ARNOLD SCHÖNBERG
Concerto per pianoforte e orchestra op. 42
GUSTAV MAHLER
Sinfonia n. 5 in do diesis minore
Pianoforte
Alessandro Taverna
Direttore
Fabio Luisi
Orchestra dell’Opera Carlo Felice Genova
Lo Schönberg del primo decennio americano (1933-1942) è un compositore che, pur senza mai rinnegare l’avanguardia di cui era stato artefice (con l’introduzione della tecnica dapprima atonale e poi seriale), tende a uno sguardo retrospettivo. In particolare, si trovano nelle prime opere americane – tra le quali il Concerto per violino, la Suite per orchestra d’archi, l’Ode a Napoleone – tracce chiare dei suoi primi passi, quando esordiva in una Vienna ancora attraversata dalla temperie tardoromantica di Mahler, Schreker e del primo Strauss.

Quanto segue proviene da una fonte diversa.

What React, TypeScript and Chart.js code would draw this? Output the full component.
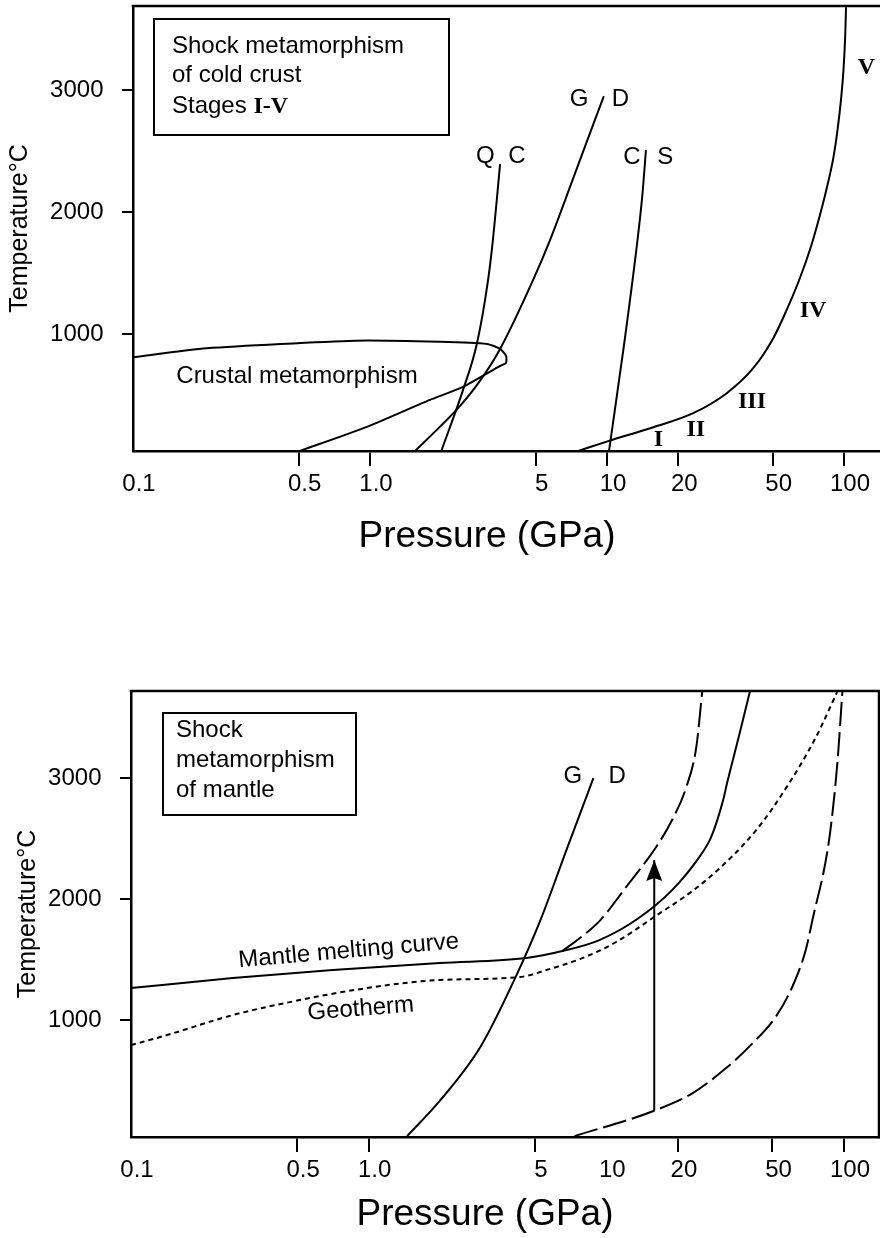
import React, { useEffect, useRef } from 'react';
import { Chart, registerables } from 'chart.js';

Chart.register(...registerables);

const SANS = "'Liberation Sans', Arial, Helvetica, sans-serif";
const SERIF = "'Liberation Serif', 'Times New Roman', Times, serif";

// ---------- axes ----------
const X_TICKS = [0.1, 0.5, 1, 5, 10, 20, 50, 100];
const X_TICK_LABELS = ['0.1', '0.5', '1.0', '5', '10', '20', '50', '100'];
const Y_TICKS = [1000, 2000, 3000];

// ---------- top panel: cold crust (P in GPa, T in °C) ----------
const CRUSTAL_P = [0.1, 0.204, 0.865, 1.97, 3.12, 3.54, 3.75, 3.75, 3.54, 2.47, 1.79, 0.971, 0.507];
const CRUSTAL_T = [809, 883, 945, 936, 918, 877, 820, 762, 738, 566, 459, 238, 41];

const QC_P = [2.0, 2.47, 2.83, 3.15, 3.3, 3.54];
const QC_T = [41, 541, 926, 1443, 1770, 2393];

const GD_TOP_P = [1.55, 1.97, 2.4, 2.91, 3.54, 4.88, 5.75, 7.47, 9.7];
const GD_TOP_T = [41, 238, 410, 615, 877, 1443, 1770, 2361, 2951];

const CS_P = [10.2, 11.8, 13.45, 14.1, 14.6];
const CS_T = [41, 910, 1770, 2139, 2508];

const SHOCK_P = [7.57, 10.2, 15.7, 23.1, 32.0, 41.4, 50.3, 57.3, 65.2, 72.9, 79.6, 85.2, 90.3, 93.9, 97.1, 99.5, 101.3, 102];
const SHOCK_T = [41, 123, 235, 350, 514, 719, 965, 1197, 1459, 1730, 1992, 2221, 2451, 2672, 2918, 3164, 3467, 3680];

// ---------- bottom panel: mantle ----------
const GD_BOT_P = [1.45, 1.99, 2.95, 4.15, 5.28, 6.79, 8.82];
const GD_BOT_T = [40, 331, 777, 1355, 1826, 2405, 3000];

const MELT_P = [0.1, 0.268, 0.706, 1.99, 4.61, 6.53, 9.35, 13.5, 18.9, 24.6, 27.35, 29.1, 31.0, 32.2, 36.4, 40.3];
const MELT_T = [1264, 1347, 1413, 1471, 1512, 1570, 1661, 1835, 2074, 2347, 2496, 2636, 2818, 2959, 3372, 3727];

const GEO_P = [0.1, 0.142, 0.268, 0.513, 0.981, 1.99, 4.31, 5.76, 7.93, 11.0, 15.2, 26.3, 42.7, 58.8, 76.2, 93.5];
const GEO_T = [793, 876, 1041, 1165, 1264, 1331, 1355, 1421, 1512, 1645, 1826, 2157, 2570, 2959, 3339, 3711];

const UPPER_DASH_P = [6.53, 7.93, 9.44, 12.1, 16.2, 18.9, 21.7, 23.9, 25.3];
const UPPER_DASH_T = [1570, 1694, 1826, 2099, 2430, 2653, 2926, 3256, 3711];

const LOWER_DASH_P = [7.34, 15.9, 23.0, 31.8, 41.2, 51.6, 60.6, 69.0, 73.6, 86.5, 93.7, 98.4];
const LOWER_DASH_T = [40, 250, 394, 601, 807, 1027, 1275, 1579, 1826, 2488, 3121, 3713];

const ARROW_P = [15.9, 15.9];
const ARROW_T = [250, 2322];

// ---------- text annotations (data coordinates) ----------
const TOP_LABELS = [
  { text: 'Q', p: 3.07, t: 2459 },
  { text: 'C', p: 4.17, t: 2459 },
  { text: 'G', p: 7.62, t: 2926 },
  { text: 'D', p: 11.4, t: 2926 },
  { text: 'C', p: 12.75, t: 2451 },
  { text: 'S', p: 17.6, t: 2451 },
  { text: 'Crustal metamorphism', p: 0.492, t: 656 },
];
const STAGE_LABELS = [
  { text: 'I', p: 16.5, t: 131 },
  { text: 'II', p: 23.7, t: 217 },
  { text: 'III', p: 40.9, t: 443 },
  { text: 'IV', p: 74.0, t: 1189 },
  { text: 'V', p: 124.5, t: 3184 },
];
const BOTTOM_LABELS = [
  { text: 'G', p: 7.23, t: 3017 },
  { text: 'D', p: 11.1, t: 3017 },
  { text: 'Mantle melting curve', p: 0.824, t: 1570, rot: -5 },
  { text: 'Geotherm', p: 0.926, t: 1091, rot: -4.5 },
];

const pts = (p: number[], t: number[]) => p.map((x, i) => ({ x, y: t[i] }));

function line(data: any[], opts: any = {}) {
  return {
    data,
    showLine: true,
    borderColor: '#000',
    backgroundColor: '#000',
    borderWidth: 2,
    pointRadius: 0,
    fill: false,
    cubicInterpolationMode: 'monotone',
    borderCapStyle: 'butt',
    borderJoinStyle: 'round',
    ...opts,
  };
}

function xScale(min: number, max: number, height: number, hidden: number[]) {
  return {
    type: 'logarithmic',
    position: 'bottom',
    min,
    max,
    afterBuildTicks: (s: any) => {
      s.ticks = X_TICKS.map((v) => ({ value: v }));
    },
    afterFit: (s: any) => {
      s.height = height;
      s.paddingLeft = 0;
      s.paddingRight = 0;
    },
    ticks: {
      autoSkip: false,
      maxRotation: 0,
      minRotation: 0,
      padding: 4,
      labelOffset: 6,
      color: '#000',
      font: { size: 24, family: SANS },
      callback: (_v: any, i: number) => X_TICK_LABELS[i],
    },
    grid: {
      drawOnChartArea: false,
      drawTicks: true,
      tickLength: 15,
      lineWidth: 2,
      color: (c: any) => (c.tick && hidden.includes(c.tick.value) ? 'rgba(0,0,0,0)' : '#000'),
    },
    border: { display: true, color: '#000', width: 2.5 },
  };
}

function yScale(min: number, max: number, width: number, titlePad: number) {
  return {
    type: 'linear',
    position: 'left',
    min,
    max,
    afterBuildTicks: (s: any) => {
      s.ticks = Y_TICKS.map((v) => ({ value: v }));
    },
    afterFit: (s: any) => {
      s.width = width;
      s.paddingTop = 0;
      s.paddingBottom = 0;
    },
    ticks: {
      padding: 18.5,
      color: '#000',
      font: { size: 24, family: SANS },
      callback: (v: any) => String(v),
    },
    grid: { drawOnChartArea: false, drawTicks: true, tickLength: 11, lineWidth: 2, color: '#000' },
    border: { display: true, color: '#000', width: 2.5 },
    title: {
      display: true,
      text: 'Temperature°C',
      color: '#000',
      font: { size: 25, family: SANS },
      padding: { top: titlePad, bottom: 0 },
    },
  };
}

function annotations(cfg: any) {
  return {
    id: 'annotations',
    afterDraw(chart: any) {
      const { ctx, chartArea: a } = chart;
      const xs = chart.scales.x;
      const ys = chart.scales.y;
      ctx.save();
      ctx.strokeStyle = '#000';
      ctx.fillStyle = '#000';
      // frame (top, and right if closed)
      ctx.lineWidth = 2.5;
      ctx.beginPath();
      ctx.moveTo(a.left - 1.25, a.top);
      if (cfg.closed) {
        ctx.lineTo(a.right, a.top);
        ctx.lineTo(a.right, a.bottom + 1.25);
      } else {
        ctx.lineTo(chart.width, a.top);
      }
      ctx.stroke();

      // data-anchored labels
      const drawLabels = (list: any[], font: string) => {
        for (const l of list) {
          const x = xs.getPixelForValue(l.p);
          const y = ys.getPixelForValue(l.t);
          ctx.save();
          ctx.translate(x, y);
          if (l.rot) ctx.rotate((l.rot * Math.PI) / 180);
          ctx.font = font;
          ctx.textAlign = 'center';
          ctx.textBaseline = 'middle';
          ctx.fillText(l.text, 0, 0);
          ctx.restore();
        }
      };
      drawLabels(cfg.labels || [], `24px ${SANS}`);
      drawLabels(cfg.serifLabels || [], `bold 24px ${SERIF}`);

      // boxed caption
      const b = cfg.box;
      ctx.lineWidth = 2;
      ctx.strokeRect(a.left + b.x, a.top + b.y, b.w, b.h);
      ctx.textAlign = 'left';
      ctx.textBaseline = 'alphabetic';
      b.lines.forEach((ln: any[], i: number) => {
        let x = a.left + b.x + b.pad;
        const y = a.top + b.y + b.base[i];
        for (const seg of ln) {
          ctx.font = seg.serif ? `bold 24px ${SERIF}` : `24px ${SANS}`;
          ctx.fillText(seg.text, x, y);
          x += ctx.measureText(seg.text).width;
        }
      });

      // arrow head
      if (cfg.arrow) {
        const n = ARROW_P.length - 1;
        const tx = xs.getPixelForValue(ARROW_P[n]);
        const ty = ys.getPixelForValue(ARROW_T[n]);
        ctx.beginPath();
        ctx.moveTo(tx, ty);
        ctx.lineTo(tx - 8, ty + 21);
        ctx.lineTo(tx, ty + 18);
        ctx.lineTo(tx + 8, ty + 21);
        ctx.closePath();
        ctx.fill();
      }

      // x axis title
      ctx.font = `37px ${SANS}`;
      ctx.textAlign = 'center';
      ctx.textBaseline = 'alphabetic';
      ctx.fillText('Pressure (GPa)', a.left + 354, a.bottom + cfg.titleDy);
      ctx.restore();
    },
  };
}

function baseOptions(padding: any, scales: any) {
  return {
    responsive: false,
    animation: false,
    devicePixelRatio: 1,
    events: [],
    layout: { padding },
    plugins: { legend: { display: false }, tooltip: { enabled: false } },
    scales,
  };
}

export default function App() {
  const topRef = useRef<HTMLCanvasElement>(null);
  const botRef = useRef<HTMLCanvasElement>(null);

  useEffect(() => {
    Chart.defaults.font.family = SANS;
    const top = new Chart(topRef.current as HTMLCanvasElement, {
      type: 'scatter',
      data: {
        datasets: [
          line(pts(CRUSTAL_P, CRUSTAL_T), { cubicInterpolationMode: 'default', tension: 0.2 }),
          line(pts(QC_P, QC_T)),
          line(pts(GD_TOP_P, GD_TOP_T)),
          line(pts(CS_P, CS_T)),
          line(pts(SHOCK_P, SHOCK_T)),
        ] as any,
      },
      options: baseOptions({ top: 6, left: 0, right: 0, bottom: 0 }, {
        x: xScale(0.1, 141.9, 119, [0.1]),
        y: yScale(40, 3690, 133, 5),
      }) as any,
      plugins: [
        annotations({
          closed: false,
          labels: TOP_LABELS,
          serifLabels: STAGE_LABELS,
          titleDy: 96,
          box: {
            x: 21, y: 13, w: 295, h: 116, pad: 18, base: [34, 63, 94],
            lines: [
              [{ text: 'Shock metamorphism' }],
              [{ text: 'of cold crust' }],
              [{ text: 'Stages ' }, { text: 'I-V', serif: true }],
            ],
          },
        }),
      ],
    });

    const bot = new Chart(botRef.current as HTMLCanvasElement, {
      type: 'scatter',
      data: {
        datasets: [
          line(pts(GD_BOT_P, GD_BOT_T)),
          line(pts(MELT_P, MELT_T)),
          line(pts(GEO_P, GEO_T), { borderDash: [5, 4] }),
          line(pts(UPPER_DASH_P, UPPER_DASH_T), { borderDash: [24, 6] }),
          line(pts(LOWER_DASH_P, LOWER_DASH_T), { borderDash: [24, 6] }),
          line(pts(ARROW_P, ARROW_T), { cubicInterpolationMode: 'default', tension: 0 }),
        ] as any,
      },
      options: baseOptions({ top: 91, left: 0, right: 1, bottom: 0 }, {
        x: xScale(0.1, 140.3, 101, [0.1, 10]),
        y: yScale(33, 3720, 131, 13.5),
      }) as any,
      plugins: [
        annotations({
          closed: true,
          labels: BOTTOM_LABELS,
          arrow: true,
          titleDy: 88,
          box: {
            x: 32, y: 22, w: 193, h: 102, pad: 13, base: [24, 54, 84],
            lines: [
              [{ text: 'Shock' }],
              [{ text: 'metamorphism' }],
              [{ text: 'of mantle' }],
            ],
          },
        }),
      ],
    });

    return () => {
      top.destroy();
      bot.destroy();
    };
  }, []);

  return (
    <div style={{ position: 'absolute', left: 0, top: 0, width: 880, height: 1238, background: '#fff' }}>
      <canvas ref={topRef} width={880} height={570} style={{ position: 'absolute', left: 0, top: 0 }} />
      <canvas ref={botRef} width={880} height={638} style={{ position: 'absolute', left: 0, top: 600 }} />
    </div>
  );
}
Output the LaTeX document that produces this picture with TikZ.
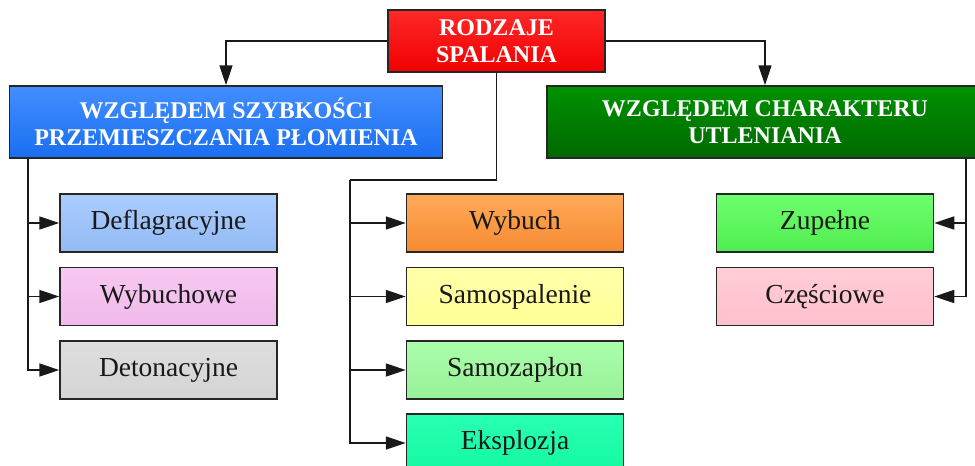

Non fa eccezione il Concerto per pianoforte e orchestra op.42, pagina del ’42 densa nel linguaggio eppure fluida nel passo, che venne battezzata da Leopold Stokowsky a New York il 6 febbraio 1944, solista Eduard Steuermann.
La serie dodecafonica che sta alla base dell’opera è concepita in modo da creare un tessuto armonico che richiama, in modo ora più ora meno esplicito, il sistema tonale. Ne risulta un percorso espressivo che lo stesso Schönberg illustrò così, rifiutandosi però che la spiegazione fosse stampata sulla partitura: «La vita era così facile (Andante) – ma all’improvviso scoppiò l’odio (Molto allegro) –, si creò una grave situazione (Adagio) – tuttavia la vita continua (Giocoso). Tale percorso “emotivo” può essere naturalmente percepito e interpretato in modi differenti; nessun dubbio però sulla varietà di combinazioni messe in atto tra il solista e l’orchestra, sulla raffinatezza di un’orchestrazione che non lascia mai spazio alla retorica e sull’unità del disegno formale, garantita dall’incessante elaborazione dei motivi.
A differenza del Concerto per pianoforte di Schönberg, la Sinfonia n.5 in do diesis minore di Mahler, non reca alcun “programma”. Composta nel 1901-02 (ma ritoccata fino al 1911, anno della morte) ed eseguita per la prima volta a Colonia il 18 ottobre 1904, diretta dall’autore, è anzi la prima di un gruppo di tre Sinfonie esclusivamente strumentali, senza solisti o cori a dar voce a una strategia narrativa. Nelle lettere alla moglie, del resto, Mahler confidava di voler uscire dal soggettivismo delle opere precedenti per dare più spazio all’oggettività della forma. E in effetti, si ammira in questa pagina di oltre 70 minuti come il suo linguaggio armonicamente imprevedibile, intriso di wagnerismo ma già presago della stagione espressionistica a venire, si pieghi in tutti e cinque i movimenti alle strutture della tradizione: dalla forma-sonata al corale, dalla forma-Lied allo Scherzo che, collocato al centro di questo universo, rappresenta il momento assiale, destinato a separare tra loro i distinti blocchi dei primi due tempi e degli ultimi due.
In questo processo, qui più esplicito che nelle due Sinfonie a venire, si tocca con mano non a caso una sorta di ottimismo, dato proprio dal piacere della costruzione. Ciò nulla toglie al profondo grado di espressività di questa musica, ravvisabile non solo nel celebre Adagietto – il cui “decadentismo” viene più dall’uso cinematografico che ne fece Visconti in Morte a Venezia che non dalla musica in quanto tale – ma anche soprattutto dall’ordine dei materiali, che sfocia con naturalezza nella solenne fanfara conclusiva.
Non di meno, ecco apparire in questo percorso, a suo modo soleggiato, le ombre di una desolazione tutta mahleriana, specie là dove si respira il clima dei coevi Kindertotenlieder (Canti dei bambini morti), di Revelge (Sveglia) e Der Tambourg’sell (Il tamburino): questi ultimi due Lieder non a caso pubblicati insieme con altri 5 su testi di Rückert nella raccolta Sieben Lieder (7 Lieder), dove trova spazio anche Ich ben der Welt abhanden gekommen (Sono perduto al mondo) il canto citato esplicitamente nell’Adagietto.